Leaving out every picture, retype the lines below from the top through the one that contains "from bokeh.resources import INLINE".

···

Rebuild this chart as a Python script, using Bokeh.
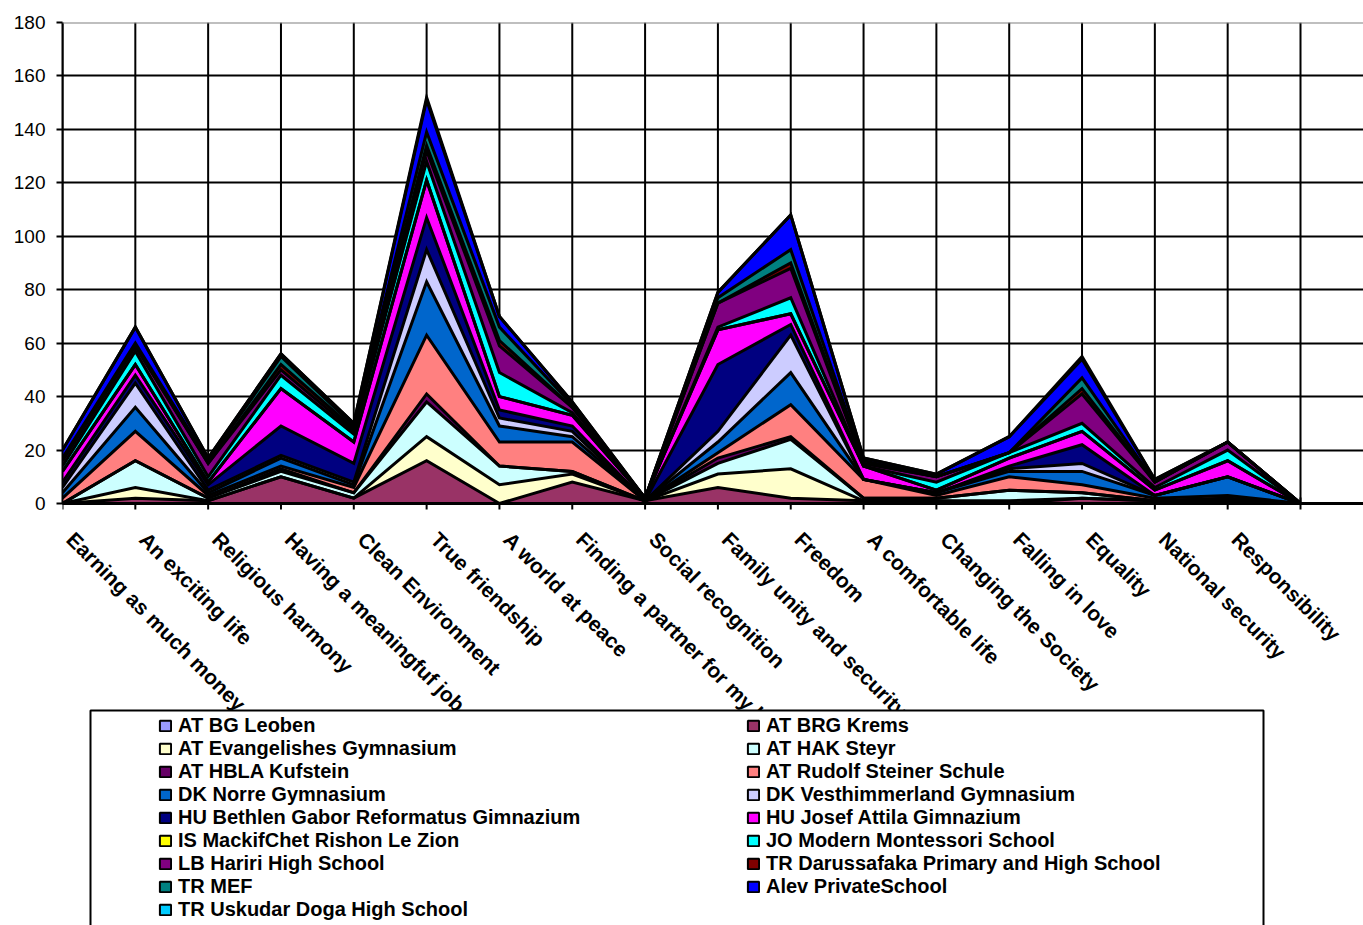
import numpy as np
from math import pi
from bokeh.plotting import figure
from bokeh.models import (Range1d, FixedTicker, Legend, LegendItem, Span,
                          ColumnDataSource, BoxAnnotation)
from bokeh.core.properties import value
from bokeh.embed import file_html
from bokeh.resources import INLINE

categories = ["Earning as much money", "An exciting life", "Religious harmony",
              "Having a meaningfuf job", "Clean Environment", "True friendship",
              "A world at peace", "Finding a partner for my life", "Social recognition",
              "Family unity and security", "Freedom", "A comfortable life",
              "Changing the Society", "Falling in love", "Equality",
              "National security", "Responsibility", ""]

series_names = ["AT BG Leoben", "AT BRG Krems", "AT Evangelishes Gymnasium",
                "AT HAK Steyr", "AT HBLA Kufstein", "AT Rudolf Steiner Schule",
                "DK Norre Gymnasium", "DK Vesthimmerland Gymnasium",
                "HU Bethlen Gabor Reformatus Gimnazium", "HU Josef Attila Gimnazium",
                "IS MackifChet Rishon Le Zion", "JO Modern Montessori School",
                "LB Hariri High School", "TR Darussafaka Primary and High School",
                "TR MEF", "Alev PrivateSchool", "TR Uskudar Doga High School"]

series_colors = ["#9999FF", "#993366", "#FFFFCC", "#CCFFFF", "#660066", "#FF8080",
                 "#0066CC", "#CCCCFF", "#000080", "#FF00FF", "#FFFF00", "#00FFFF",
                 "#800080", "#800000", "#008080", "#0000FF", "#00CCFF"]

at_bg_leoben    = [0, 0, 0, 0, 0, 0, 0, 0, 0, 0, 0, 0, 0, 0, 0, 0, 0, 0]
at_brg_krems    = [0, 2, 1, 10, 2, 16, 0, 8, 1, 6, 2, 1, 1, 0, 2, 1, 1, 0]
at_evangelishes = [0, 4, 0, 0, 0, 9, 7, 3, 0, 5, 11, 0, 0, 1, 0, 0, 0, 0]
at_hak_steyr    = [0, 10, 1, 2, 2, 13, 7, 1, 0, 4, 11, 1, 1, 4, 2, 0, 1, 0]
at_hbla         = [0, 0, 0, 1, 0, 3, 0, 0, 0, 2, 1, 0, 0, 0, 0, 0, 0, 0]
at_rudolf       = [2, 11, 1, 1, 2, 22, 9, 11, 0, 2, 12, 7, 1, 5, 3, 1, 1, 0]
dk_norre        = [2, 9, 1, 3, 1, 20, 6, 2, 0, 4, 12, 0, 1, 2, 5, 1, 7, 0]
dk_vesthimmer   = [2, 9, 1, 1, 1, 12, 3, 2, 0, 4, 14, 0, 0, 1, 3, 0, 0, 0]
hu_bethlen      = [2, 3, 2, 11, 7, 12, 3, 2, 0, 25, 4, 0, 0, 1, 7, 0, 0, 0]
hu_josef        = [4, 4, 1, 14, 8, 14, 5, 4, 1, 13, 4, 5, 1, 3, 5, 2, 6, 0]
is_mackifchet   = [0, 0, 0, 0, 0, 0, 0, 0, 0, 0, 0, 0, 0, 0, 0, 0, 0, 0]
jo_montessori   = [2, 5, 2, 5, 3, 7, 9, 1, 0, 1, 6, 0, 3, 2, 3, 1, 4, 0]
lb_hariri       = [2, 2, 5, 2, 1, 4, 10, 2, 0, 9, 11, 1, 2, 0, 11, 2, 3, 0]
tr_darussafaka  = [0, 0, 0, 2, 1, 2, 2, 0, 0, 0, 2, 0, 0, 0, 2, 0, 0, 0]
tr_mef          = [1, 1, 1, 3, 1, 5, 5, 1, 0, 2, 5, 1, 0, 0, 4, 0, 0, 0]
alev_private    = [3, 6, 1, 1, 1, 12, 4, 1, 0, 2, 13, 1, 1, 6, 7, 1, 0, 0]
tr_uskudar      = [0, 0, 0, 0, 0, 1, 0, 0, 0, 0, 0, 0, 0, 0, 1, 0, 0, 0]

series_values = [at_bg_leoben, at_brg_krems, at_evangelishes, at_hak_steyr, at_hbla,
                 at_rudolf, dk_norre, dk_vesthimmer, hu_bethlen, hu_josef,
                 is_mackifchet, jo_montessori, lb_hariri, tr_darussafaka, tr_mef,
                 alev_private, tr_uskudar]

y_ticks = list(range(0, 181, 20))

FONT = "Liberation Sans"
W, H = 1363, 925
LEFT, TOP, AXIS_Y = 62, 22, 503          # pixel positions of the plot area
PX_PER_Y = (AXIS_Y - TOP) / 180.0
X_STEP = (1300 - LEFT) / 17.0
y_min = -(H - AXIS_Y) / PX_PER_Y
x_max = (W - LEFT) / X_STEP

xs = list(range(len(categories)))

p = figure(width=W, height=H, output_backend="svg", toolbar_location=None,
           x_range=Range1d(0, x_max), y_range=Range1d(y_min, 180),
           x_axis_location=None,
           min_border_left=LEFT, min_border_right=0, min_border_top=TOP,
           min_border_bottom=0, outline_line_color=None,
           background_fill_color="white", border_fill_color="white")

cat_src = ColumnDataSource(dict(x=xs, base=[0] * len(xs), top=[y_ticks[-1]] * len(xs),
                                label=categories))

# vertical grid lines (only across the value area) and tick marks
p.segment(x0="x", y0="base", x1="x", y1="top", source=cat_src,
          line_color="black", line_width=2, level="underlay")
p.scatter(x="x", y="base", source=cat_src, marker="dash", angle=pi / 2, size=12,
          line_color="black", line_width=2)

cum = np.zeros(len(categories))
sources = []
for vals, col in zip(series_values, series_colors):
    new = cum + np.array(vals, dtype=float)
    src = ColumnDataSource(dict(x=xs, y1=cum.copy(), y2=new))
    p.varea(x="x", y1="y1", y2="y2", source=src, fill_color=col)
    sources.append(src)
    cum = new
for src in sources:
    p.line(x="x", y="y2", source=src, line_color="black", line_width=3,
           line_join="miter")

# renderers used only for the legend swatches (hidden in the plot)
swatches = []
for src, col in zip(sources, series_colors):
    r = p.quad(left="x", right="x", bottom="y1", top="y2", source=src,
               fill_color=col, line_color="black", line_width=2)
    r.visible = False
    swatches.append(r)

# x axis line and category labels
p.add_layout(Span(location=0, dimension="width", line_color="black", line_width=3))
p.text(x="x", y="base", text="label", source=cat_src, angle=-pi / 4,
       text_align="left", text_baseline="top", x_offset=16, y_offset=24,
       text_font=value(FONT), text_font_style="bold", text_font_size="21px",
       text_color="black")

p.yaxis.ticker = FixedTicker(ticks=y_ticks)
p.yaxis.bounds = (0, 180)
p.yaxis.major_label_text_font = FONT
p.yaxis.major_label_text_font_size = "19px"
p.yaxis.major_label_text_color = "black"
p.yaxis.major_label_standoff = 11
p.yaxis.minor_tick_line_color = None
p.yaxis.major_tick_out = 6
p.yaxis.major_tick_in = 0
p.yaxis.major_tick_line_width = 2
p.yaxis.axis_line_width = 2
p.yaxis.axis_line_color = "black"

p.xgrid.visible = False
p.ygrid.ticker = FixedTicker(ticks=y_ticks)
p.ygrid.grid_line_color = "black"
p.ygrid.grid_line_width = 2
p.add_layout(Span(location=180, dimension="width", line_color="#808080", line_width=2))

# legend box (covers the lower part of the long category labels)
box = BoxAnnotation(left=(90 - LEFT) / X_STEP, right=(1263 - LEFT) / X_STEP,
                    top=(AXIS_Y - 710) / PX_PER_Y, bottom=y_min - 20,
                    fill_color="white", fill_alpha=1.0,
                    line_color="black", line_width=2, line_alpha=1.0)
p.add_layout(box)

items = [LegendItem(label=n, renderers=[r]) for n, r in zip(series_names, swatches)]
left_items = items[0::2]
right_items = items[1::2]

ROW_H = 23
FIRST_ROW_CENTER = 725

def make_legend(its, glyph_x):
    h = len(its) * ROW_H
    top = FIRST_ROW_CENTER - ROW_H / 2
    vy = H - top - h
    lg = Legend(items=its, location=(glyph_x - LEFT, vy), padding=0, spacing=0,
                glyph_width=14, glyph_height=13, label_standoff=6,
                label_height=ROW_H, border_line_color=None,
                background_fill_alpha=0, label_text_font=FONT,
                label_text_font_style="bold", label_text_font_size="20px",
                label_text_color="black", inactive_fill_alpha=0, margin=0)
    return lg

p.add_layout(make_legend(left_items, 158))
p.add_layout(make_legend(right_items, 746))

open("out.html", "w").write(file_html(p, INLINE))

···

## Task solution
Rebuild this chart as a Python script, using Bokeh.
import numpy as np
from math import pi
from bokeh.plotting import figure
from bokeh.models import (Range1d, FixedTicker, Legend, LegendItem, Span,
                          ColumnDataSource, BoxAnnotation)
from bokeh.core.properties import value
from bokeh.embed import file_html
from bokeh.resources import INLINE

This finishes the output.